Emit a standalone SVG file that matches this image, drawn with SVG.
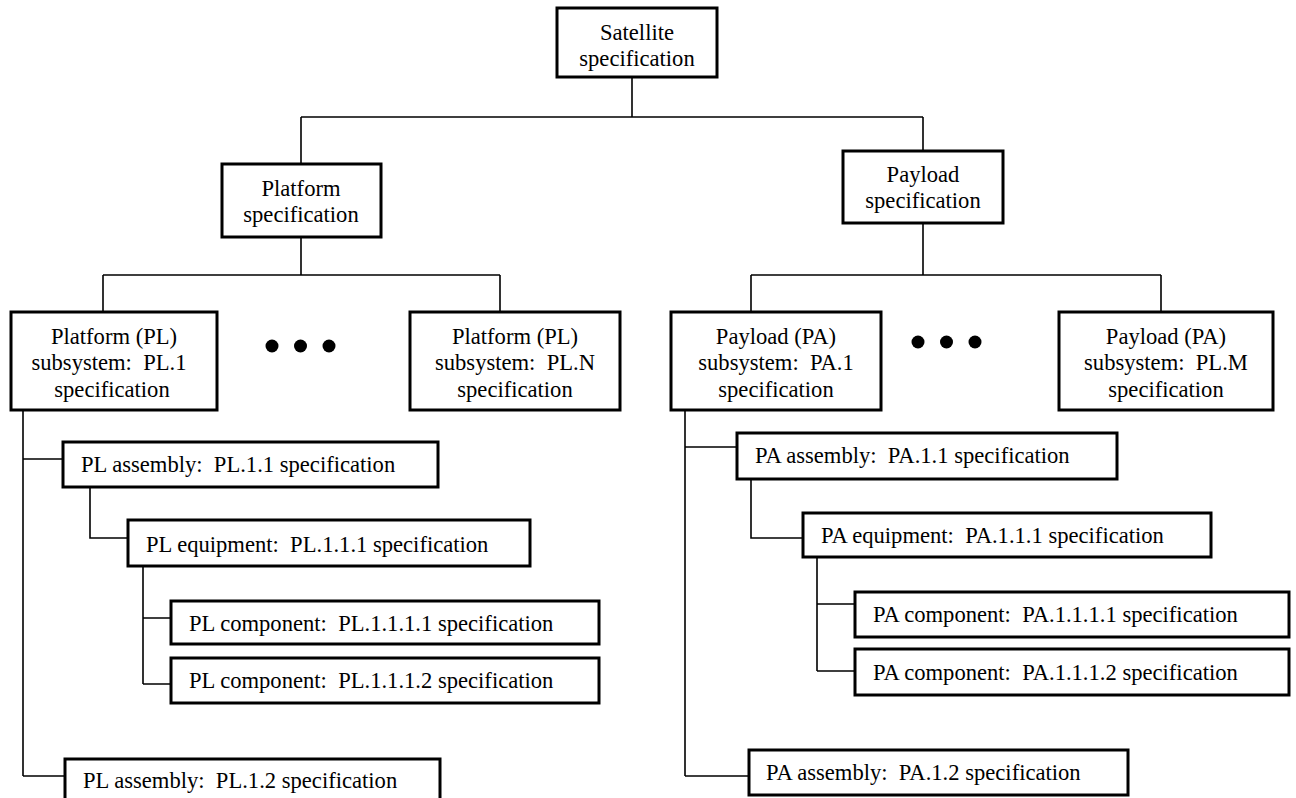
<svg xmlns="http://www.w3.org/2000/svg" width="1296" height="798" viewBox="0 0 1296 798">
<style>
.box{fill:#fff;stroke:#000;stroke-width:3}
.c{fill:none;stroke:#000;stroke-width:1.6}
text{font-family:"Liberation Serif","DejaVu Serif",serif;font-size:22.6px;fill:#000;white-space:pre}
.m{text-anchor:middle}
</style>
<rect width="1296" height="798" fill="#fff"/>
<g id="connectors">
<path class="c" d="M632 78V117M301 117H923M301 117V164M923 117V151"/>
<path class="c" d="M301 237V275M103 275H500M103 275V312M500 275V312"/>
<path class="c" d="M923 223V275M751 275H1161M751 275V312M1161 275V312"/>
<path class="c" d="M23 410V776M23 459H63M23 776H65"/>
<path class="c" d="M90 487V538H128"/>
<path class="c" d="M143 566V684M143 618H171M143 684H171"/>
<path class="c" d="M685 410V776M685 447H737M685 776H749"/>
<path class="c" d="M751 479V538H803"/>
<path class="c" d="M817 557V671M817 604H855M817 671H855"/>
</g>
<g id="satellite"><rect class="box" x="557" y="8" width="160" height="69"/><text class="m" x="637" y="40">Satellite</text><text class="m" x="637" y="66">specification</text></g>
<g id="platform"><rect class="box" x="222" y="164" width="159" height="73"/><text class="m" x="301" y="196">Platform</text><text class="m" x="301" y="222">specification</text></g>
<g id="payload"><rect class="box" x="843" y="151" width="160" height="72"/><text class="m" x="923" y="182">Payload</text><text class="m" x="923" y="208">specification</text></g>
<g id="pl1"><rect class="box" x="11" y="312" width="206" height="98"/><text class="m" x="114" y="344">Platform (PL)</text><text class="m" x="109" y="370">subsystem:  PL.1</text><text class="m" x="112" y="397">specification</text></g>
<g id="dots-pl"><circle cx="272" cy="346" r="6.5"/><circle cx="300.5" cy="346" r="6.5"/><circle cx="329" cy="346" r="6.5"/></g>
<g id="pln"><rect class="box" x="410" y="312" width="210" height="98"/><text class="m" x="515" y="344">Platform (PL)</text><text class="m" x="515" y="370">subsystem:  PL.N</text><text class="m" x="515" y="397">specification</text></g>
<g id="pa1"><rect class="box" x="671" y="312" width="210" height="98"/><text class="m" x="776" y="344">Payload (PA)</text><text class="m" x="776" y="370">subsystem:  PA.1</text><text class="m" x="776" y="397">specification</text></g>
<g id="dots-pa"><circle cx="918" cy="342" r="6.5"/><circle cx="946.5" cy="342" r="6.5"/><circle cx="975" cy="342" r="6.5"/></g>
<g id="pam"><rect class="box" x="1059" y="312" width="214" height="98"/><text class="m" x="1166" y="344">Payload (PA)</text><text class="m" x="1166" y="370">subsystem:  PL.M</text><text class="m" x="1166" y="397">specification</text></g>
<g id="pl-assembly-1"><rect class="box" x="63" y="442" width="375" height="45"/><text x="81" y="472">PL assembly:  PL.1.1 specification</text></g>
<g id="pl-equipment"><rect class="box" x="128" y="520" width="402" height="46"/><text x="146" y="552">PL equipment:  PL.1.1.1 specification</text></g>
<g id="pl-component-1"><rect class="box" x="171" y="601" width="428" height="43"/><text x="189" y="631">PL component:  PL.1.1.1.1 specification</text></g>
<g id="pl-component-2"><rect class="box" x="171" y="658" width="428" height="45"/><text x="189" y="688">PL component:  PL.1.1.1.2 specification</text></g>
<g id="pl-assembly-2"><rect class="box" x="65" y="759" width="375" height="46"/><text x="83" y="788">PL assembly:  PL.1.2 specification</text></g>
<g id="pa-assembly-1"><rect class="box" x="737" y="433" width="380" height="46"/><text x="755" y="463">PA assembly:  PA.1.1 specification</text></g>
<g id="pa-equipment"><rect class="box" x="803" y="513" width="408" height="44"/><text x="821" y="543">PA equipment:  PA.1.1.1 specification</text></g>
<g id="pa-component-1"><rect class="box" x="855" y="592" width="434" height="45"/><text x="873" y="622">PA component:  PA.1.1.1.1 specification</text></g>
<g id="pa-component-2"><rect class="box" x="855" y="649" width="434" height="46"/><text x="873" y="680">PA component:  PA.1.1.1.2 specification</text></g>
<g id="pa-assembly-2"><rect class="box" x="749" y="750" width="379" height="45"/><text x="766" y="780">PA assembly:  PA.1.2 specification</text></g>
</svg>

_____

## [Task statement]
Restate the whole listing above exactly, please, omitting every image.

## [Exercise answer]
Emit a standalone SVG file that matches this image, drawn with SVG.
<svg xmlns="http://www.w3.org/2000/svg" width="1296" height="798" viewBox="0 0 1296 798">
<style>
.box{fill:#fff;stroke:#000;stroke-width:3}
.c{fill:none;stroke:#000;stroke-width:1.6}
text{font-family:"Liberation Serif","DejaVu Serif",serif;font-size:22.6px;fill:#000;white-space:pre}
.m{text-anchor:middle}
</style>
<rect width="1296" height="798" fill="#fff"/>
<g id="connectors">
<path class="c" d="M632 78V117M301 117H923M301 117V164M923 117V151"/>
<path class="c" d="M301 237V275M103 275H500M103 275V312M500 275V312"/>
<path class="c" d="M923 223V275M751 275H1161M751 275V312M1161 275V312"/>
<path class="c" d="M23 410V776M23 459H63M23 776H65"/>
<path class="c" d="M90 487V538H128"/>
<path class="c" d="M143 566V684M143 618H171M143 684H171"/>
<path class="c" d="M685 410V776M685 447H737M685 776H749"/>
<path class="c" d="M751 479V538H803"/>
<path class="c" d="M817 557V671M817 604H855M817 671H855"/>
</g>
<g id="satellite"><rect class="box" x="557" y="8" width="160" height="69"/><text class="m" x="637" y="40">Satellite</text><text class="m" x="637" y="66">specification</text></g>
<g id="platform"><rect class="box" x="222" y="164" width="159" height="73"/><text class="m" x="301" y="196">Platform</text><text class="m" x="301" y="222">specification</text></g>
<g id="payload"><rect class="box" x="843" y="151" width="160" height="72"/><text class="m" x="923" y="182">Payload</text><text class="m" x="923" y="208">specification</text></g>
<g id="pl1"><rect class="box" x="11" y="312" width="206" height="98"/><text class="m" x="114" y="344">Platform (PL)</text><text class="m" x="109" y="370">subsystem:  PL.1</text><text class="m" x="112" y="397">specification</text></g>
<g id="dots-pl"><circle cx="272" cy="346" r="6.5"/><circle cx="300.5" cy="346" r="6.5"/><circle cx="329" cy="346" r="6.5"/></g>
<g id="pln"><rect class="box" x="410" y="312" width="210" height="98"/><text class="m" x="515" y="344">Platform (PL)</text><text class="m" x="515" y="370">subsystem:  PL.N</text><text class="m" x="515" y="397">specification</text></g>
<g id="pa1"><rect class="box" x="671" y="312" width="210" height="98"/><text class="m" x="776" y="344">Payload (PA)</text><text class="m" x="776" y="370">subsystem:  PA.1</text><text class="m" x="776" y="397">specification</text></g>
<g id="dots-pa"><circle cx="918" cy="342" r="6.5"/><circle cx="946.5" cy="342" r="6.5"/><circle cx="975" cy="342" r="6.5"/></g>
<g id="pam"><rect class="box" x="1059" y="312" width="214" height="98"/><text class="m" x="1166" y="344">Payload (PA)</text><text class="m" x="1166" y="370">subsystem:  PL.M</text><text class="m" x="1166" y="397">specification</text></g>
<g id="pl-assembly-1"><rect class="box" x="63" y="442" width="375" height="45"/><text x="81" y="472">PL assembly:  PL.1.1 specification</text></g>
<g id="pl-equipment"><rect class="box" x="128" y="520" width="402" height="46"/><text x="146" y="552">PL equipment:  PL.1.1.1 specification</text></g>
<g id="pl-component-1"><rect class="box" x="171" y="601" width="428" height="43"/><text x="189" y="631">PL component:  PL.1.1.1.1 specification</text></g>
<g id="pl-component-2"><rect class="box" x="171" y="658" width="428" height="45"/><text x="189" y="688">PL component:  PL.1.1.1.2 specification</text></g>
<g id="pl-assembly-2"><rect class="box" x="65" y="759" width="375" height="46"/><text x="83" y="788">PL assembly:  PL.1.2 specification</text></g>
<g id="pa-assembly-1"><rect class="box" x="737" y="433" width="380" height="46"/><text x="755" y="463">PA assembly:  PA.1.1 specification</text></g>
<g id="pa-equipment"><rect class="box" x="803" y="513" width="408" height="44"/><text x="821" y="543">PA equipment:  PA.1.1.1 specification</text></g>
<g id="pa-component-1"><rect class="box" x="855" y="592" width="434" height="45"/><text x="873" y="622">PA component:  PA.1.1.1.1 specification</text></g>
<g id="pa-component-2"><rect class="box" x="855" y="649" width="434" height="46"/><text x="873" y="680">PA component:  PA.1.1.1.2 specification</text></g>
<g id="pa-assembly-2"><rect class="box" x="749" y="750" width="379" height="45"/><text x="766" y="780">PA assembly:  PA.1.2 specification</text></g>
</svg>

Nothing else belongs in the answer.